Going Overboard with WFC’s and WSGI
The other aspect to these new WFC’s that I think Phillip hit on the head, is that there’s quite a few being pushed into this layer that really don’t belong there. No one has put out a solid checklist to know when something should be in a library, a plugin API (possibly using setuptools entrypoints like the TG Template Plugin API), actual WSGI middleware, or a WFC. As a result, there are WFC’s that do very little, and in some cases have no reason to be operating at the WSGI layer.
So, I’m going to propose some guidelines, a rough draft as I’m sure there’ll be plenty of useful feedback, on when something should be considered for a WFC and when it should be a library.
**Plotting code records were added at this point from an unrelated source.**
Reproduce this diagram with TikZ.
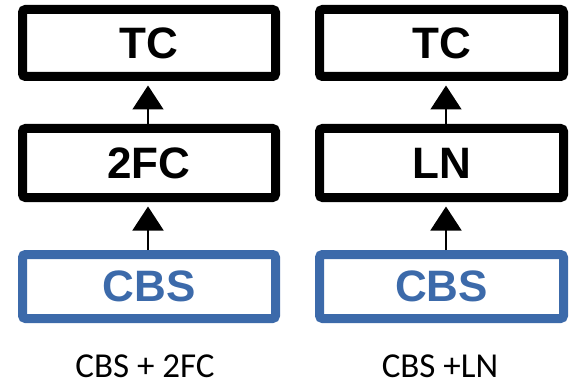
\documentclass[tikz,border=0pt]{standalone}
\usepackage{fontspec}
\setmainfont{Liberation Sans}
\newfontfamily\capfont{Carlito}
\usetikzlibrary{arrows.meta}
\definecolor{cbsblue}{RGB}{60,106,170}
\begin{document}
\begin{tikzpicture}[x=1pt,y=-1pt,
  layer/.style={draw=black, line width=9pt, rounded corners=3pt, inner sep=0pt,
    font=\fontsize{44}{44}\selectfont\bfseries, fill=white},
  cbsbox/.style={layer, draw=cbsblue, text=cbsblue},
  flow/.style={line width=1.6pt, shorten >=4.5pt, -{Triangle[width=31pt,length=24pt]}},
  caption/.style={font=\capfont\fontsize{35}{35}\selectfont, anchor=base}]
\useasboundingbox (0,0) rectangle (570,385);
% left column
\node[layer, minimum width=253pt, minimum height=67pt] (tcA) at (149,43) {TC};
\node[layer, minimum width=253pt, minimum height=69pt] (fcA) at (149,163) {2FC};
\node[cbsbox, minimum width=253pt, minimum height=64pt] (cbsA) at (149,286.5) {CBS};
% right column
\node[layer, minimum width=244pt, minimum height=67pt] (tcB) at (441.5,43) {TC};
\node[layer, minimum width=244pt, minimum height=69pt] (lnB) at (441.5,163) {LN};
\node[cbsbox, minimum width=244pt, minimum height=64pt] (cbsB) at (441.5,286.5) {CBS};
% connectors
\draw[flow] (cbsA.north -| 148,0) -- (fcA.south -| 148,0);
\draw[flow] (fcA.north -| 148,0) -- (tcA.south -| 148,0);
\draw[flow] (cbsB.north -| 446,0) -- (lnB.south -| 446,0);
\draw[flow] (lnB.north -| 446,0) -- (tcB.south -| 446,0);
% captions
\node[caption] (capA) at (145,377) {CBS + 2FC};
\node[caption] (capB) at (440,377) {CBS +LN};
\end{tikzpicture}
\end{document}
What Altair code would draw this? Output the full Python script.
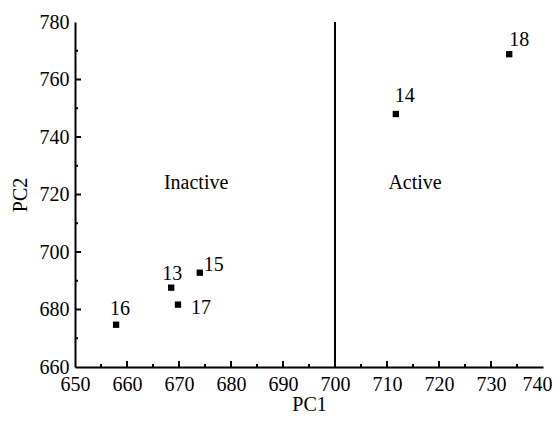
import altair as alt
import pandas as pd

labels = ["13", "14", "15", "16", "17", "18"]
pc1 = [668.5, 711.7, 674.0, 657.9, 669.8, 733.5]
pc2 = [687.6, 748.0, 692.8, 674.7, 681.7, 768.8]

regions = ["Inactive", "Active"]
region_x = [673.3, 715.4]
region_y = [724.0, 724.0]

split_x = [700]
x_major = [650, 660, 670, 680, 690, 700, 710, 720, 730, 740]
x_minor = [655, 665, 675, 685, 695, 705, 715, 725, 735]
y_major = [660, 680, 700, 720, 740, 760, 780]
y_minor = [670, 690, 710, 730, 750, 770]

W, H = 468, 345
FONT = "Liberation Serif"
FS = 20

pts = pd.DataFrame({"label": labels, "pc1": pc1, "pc2": pc2})
reg = pd.DataFrame({"region": regions, "x": region_x, "y": region_y})
line = pd.DataFrame({"x": split_x, "y0": [660], "y1": [780]})

xs = alt.Scale(domain=[650, 740], nice=False, zero=False)
ys = alt.Scale(domain=[660, 780], nice=False, zero=False)

points = alt.Chart(pts).mark_square(size=40, color="black", opacity=1).encode(
    x=alt.X("pc1:Q", scale=xs, title="PC1",
            axis=alt.Axis(values=x_major, ticks=False, labelPadding=7,
                          titlePadding=0, grid=False, labelFlush=False,
                          labelOverlap=False,
                          labelOffset={"condition": {"test": "datum.value == 740", "value": -6}, "value": 0})),
    y=alt.Y("pc2:Q", scale=ys, title="PC2",
            axis=alt.Axis(values=y_major, ticks=False, labelPadding=6,
                          titlePadding=9, grid=False, labelFlush=False,
                          labelOverlap=False)),
)

vline = alt.Chart(line).mark_rule(color="black", strokeWidth=2).encode(
    x=alt.X("x:Q", scale=xs),
    y=alt.Y("y0:Q", scale=ys),
    y2="y1:Q",
)

def xticks(vals, length):
    return alt.Chart(pd.DataFrame({"v": vals})).mark_rule(
        color="black", strokeWidth=2).encode(
        x=alt.X("v:Q", scale=xs), y=alt.value(H), y2=alt.value(H - length))

def yticks(vals, length):
    return alt.Chart(pd.DataFrame({"v": vals})).mark_rule(
        color="black", strokeWidth=2).encode(
        y=alt.Y("v:Q", scale=ys), x=alt.value(0), x2=alt.value(length))

offsets = {"13": (1, -14), "14": (9, -18), "15": (14, -8),
           "16": (4, -16), "17": (23, 3), "18": (10, -14)}

text_layers = []
for lab in labels:
    dx, dy = offsets[lab]
    text_layers.append(
        alt.Chart(pts).transform_filter(alt.datum.label == lab)
        .mark_text(font=FONT, fontSize=FS, color="black", dx=dx, dy=dy,
                   align="center", baseline="middle")
        .encode(x=alt.X("pc1:Q", scale=xs),
                y=alt.Y("pc2:Q", scale=ys),
                text="label:N")
    )

region_text = alt.Chart(reg).mark_text(
    font=FONT, fontSize=FS, color="black", align="center", baseline="middle"
).encode(
    x=alt.X("x:Q", scale=xs),
    y=alt.Y("y:Q", scale=ys),
    text="region:N",
)

chart = alt.layer(
    points, vline, xticks(x_major[1:-1], 6), xticks(x_minor, 3),
    yticks(y_major[1:-1], 6), yticks(y_minor, 3), region_text, *text_layers
).properties(
    width=W, height=H,
    autosize=alt.AutoSizeParams(type="none"),
    padding={"left": 67, "top": 14, "right": 9, "bottom": 50},
).configure_view(stroke=None).configure_axis(
    labelFont=FONT, titleFont=FONT, labelFontSize=FS, titleFontSize=FS,
    labelColor="black", titleColor="black", domainColor="black",
    tickColor="black", domainWidth=2, tickWidth=2, titleFontWeight="normal",
)

chart.save("out.html", embed_options={"renderer": "svg", "actions": False})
It’s also useful to note that libraries can operate on things from WSGI, vs WFC’s which get plugged into a framework/app as if it was WSGI middleware.
The guidelines for WFC’s should roughly follow the same guidelines you’d want for any WSGI middleware. There’s some conditions that make it more obvious than others on where some functionality belongs and of course there’s always exceptions to the rules.
Signs some code would be a good candidate for a WFC (It’s assumed that if you’re thinking of making a WFC, you will be wrapping your actual ‘application’ with it):
- A set of operations needs to always occur before and after the application is called, and requires knowledge of the incoming and outgoing headers
- Modifications are done to the HTTP headers and/or content being returned to the client (cookies, HTTP caching, content transformation)
- The application may not be called at all (authentication, authorization, conditional dispatching)
Note that the first condition doesn’t apply to functionality that merely requires something to setup. It’s overkill using WSGI just to run a function at the start of every request - even if it needs environ - there’s no reason you couldn’t just put the function call in your app, call it every request, and put the function in its own module/package (thus easy to re-use).
A lot of the Paste functions operate like this, and many of them just take the environ as their call giving you a nice
API without requiring a
WFC (which Phillip Eby advocates as well):
request = paste.wsgiwrapper.WSGIRequest(environ)
print request.cookies, request.path_info
There’s no reason a variety of
WFC’s I see
on the WSGI middleware and utils list couldn’t operate like this as well. Take
wsgiakismet for example, which parses the form submission and screens it against Akismet. The example as a
WFC actually looks more involved than I could see a library based version looking:
# theoretical library version of wsgiakismet
from akismetverify import verify_akismet
def app(environ, start_response):
# Wordpress API Key and website name are required arguments
usersub = verify_akismet(key='3489012ab121', site='http://blog.example.com/', environ)
start_response('200 OK', [('Content-type', 'text/plain')])
return ['Comment is %s' % usersub['comment'][0]]
Note that using it like this as a function that takes environ and the other 2 keys actually makes it easier to use than the original sample requiring you to import cgi and re-parse the form vars.
So some good ways to know you might be on the wrong track with a WFC:
- Only a few things are being done on setup, and stuffed into environ
- Some environ keys are manipulated
- Your code never alters or does anything with the status codes, headers, or content
- ... or none of the conditions to know when it should be a WFC exist
I’m sure there’s more criteria I’ve missed, and it’d be great to have a page possibly on wsgi.org regarding design decisions to hopefully avoid having anymore functionality pushed into the WSGI layer when there’s no good reason for it.